With Fallon's Andy Lockley now in creative command, is the Cinderella agency that used to be synonymous with having a ball about to return to it?
CDP'S HALL OF FAME
Tony Brignull - One of the best copywriters of his generation and a product of CDP's golden days. Went on to be DMB&B's creative director before retiring from Abbott Mead Vickers BBDO in 1994.
Ron Collins - Famously persuaded Joan Collins to star alongside Leonard Rossiter in CDP's series of ads for Cinzano. Later a founding partner of WCRS.
Graham Fink - Cut his teeth as a junior creative at CDP before making his name at Saatchi & Saatchi. Now M&C Saatchi's executive creative director.

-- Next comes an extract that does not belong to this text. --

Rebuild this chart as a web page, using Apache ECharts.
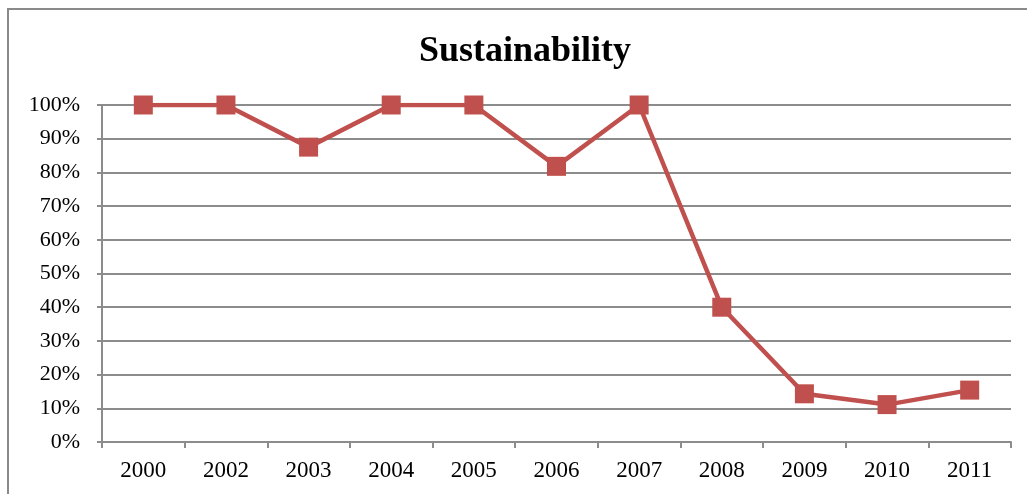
<!DOCTYPE html>
<html>
<head>
<meta charset="utf-8">
<script src="https://cdn.jsdelivr.net/npm/echarts@6/dist/echarts.min.js"></script>
<style>
  html, body { margin: 0; padding: 0; background: #fff; }
  #chart { width: 1027px; height: 494px; }
</style>
</head>
<body>
<div id="chart"></div>
<script>
// Share of sustained cases per year
const years = ['2000', '2002', '2003', '2004', '2005', '2006', '2007', '2008', '2009', '2010', '2011'];
const sustainability = [1.0, 1.0, 0.875, 1.0, 1.0, 0.818, 1.0, 0.40, 0.143, 0.111, 0.154];
const yTicks = [0, 0.1, 0.2, 0.3, 0.4, 0.5, 0.6, 0.7, 0.8, 0.9, 1.0];

const serif = '"Liberation Serif", "Times New Roman", serif';
const gridGray = '#8c8c8c';
const red = '#C0504D';

const chart = echarts.init(document.getElementById('chart'));
chart.setOption({
  animation: false,
  backgroundColor: '#fff',
  graphic: [{
    type: 'rect',
    shape: { x: 8, y: 9, width: 1030, height: 500 },
    style: { fill: 'none', stroke: '#8a8a8a', lineWidth: 2 },
    silent: true
  }],
  title: {
    text: 'Sustainability',
    left: 414,
    top: 29,
    textStyle: { fontFamily: serif, fontWeight: 'bold', fontSize: 36, color: '#000' }
  },
  grid: { left: 102, right: 16, top: 105, bottom: 52 },
  xAxis: {
    type: 'category',
    data: years,
    boundaryGap: true,
    axisLine: { lineStyle: { color: gridGray, width: 2 } },
    axisTick: { show: true, length: 6, lineStyle: { color: gridGray, width: 2 } },
    axisLabel: { fontFamily: serif, fontSize: 23, color: '#000', margin: 17 },
    splitLine: { show: false }
  },
  yAxis: {
    type: 'value',
    min: 0,
    max: 1,
    interval: 0.1,
    axisLine: { show: true, lineStyle: { color: gridGray, width: 2 } },
    axisTick: { show: true, length: 5, lineStyle: { color: gridGray, width: 2 } },
    axisLabel: {
      fontFamily: serif, fontSize: 22, color: '#000', margin: 22,
      formatter: v => {
        const t = yTicks.find(k => Math.abs(k - v) < 1e-6);
        return t === undefined ? '' : Math.round(t * 100) + '%';
      }
    },
    splitLine: { show: true, lineStyle: { color: gridGray, width: 2 } }
  },
  series: [{
    type: 'line',
    data: sustainability,
    symbol: 'rect',
    symbolSize: 19,
    lineStyle: { color: red, width: 4.5 },
    itemStyle: { color: red },
    z: 5
  }]
});
</script>
</body>
</html>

Sir Frank Lowe - Joined CDP as an account handler but rose swiftly through the ranks to become the managing director. Later founded Lowe Howard-Spink. Now a partner at The Red Brick Road.
Sir Alan Parker - Copywriter with a no-nonsense style who had hopes of becoming CDP's creative chief before stumbling into directing.
Lord Puttnam - Spent five years as an account executive at CDP, which he later described as "my equivalent of university". Went on to produce movies such as Chariots of Fire.
Charles Saatchi - CDP gave Charles his third copywriting job. However, he was horrified by the laid-back atmosphere and determined not to replicate it at Saatchi & Saatchi.
Alan Waldie - Creator of the mould-breaking "gold" campaign for Benson & Hedges. Proved that restrictions didn't necessarily curb creativity but could stimulate it.
Paul Weiland - Along with Dave Horry, Weiland created the iconic "hand built by robots" commercial for the Fiat Strada. Went on to become one of Britain's most prolific commercials directors.
Robin Wight - Spent early years as a CDP copywriter. "Almost everything I learned in advertising, I learned at CDP," he says. Went on to set up WCRS with partners who included CDP's Ron Collins.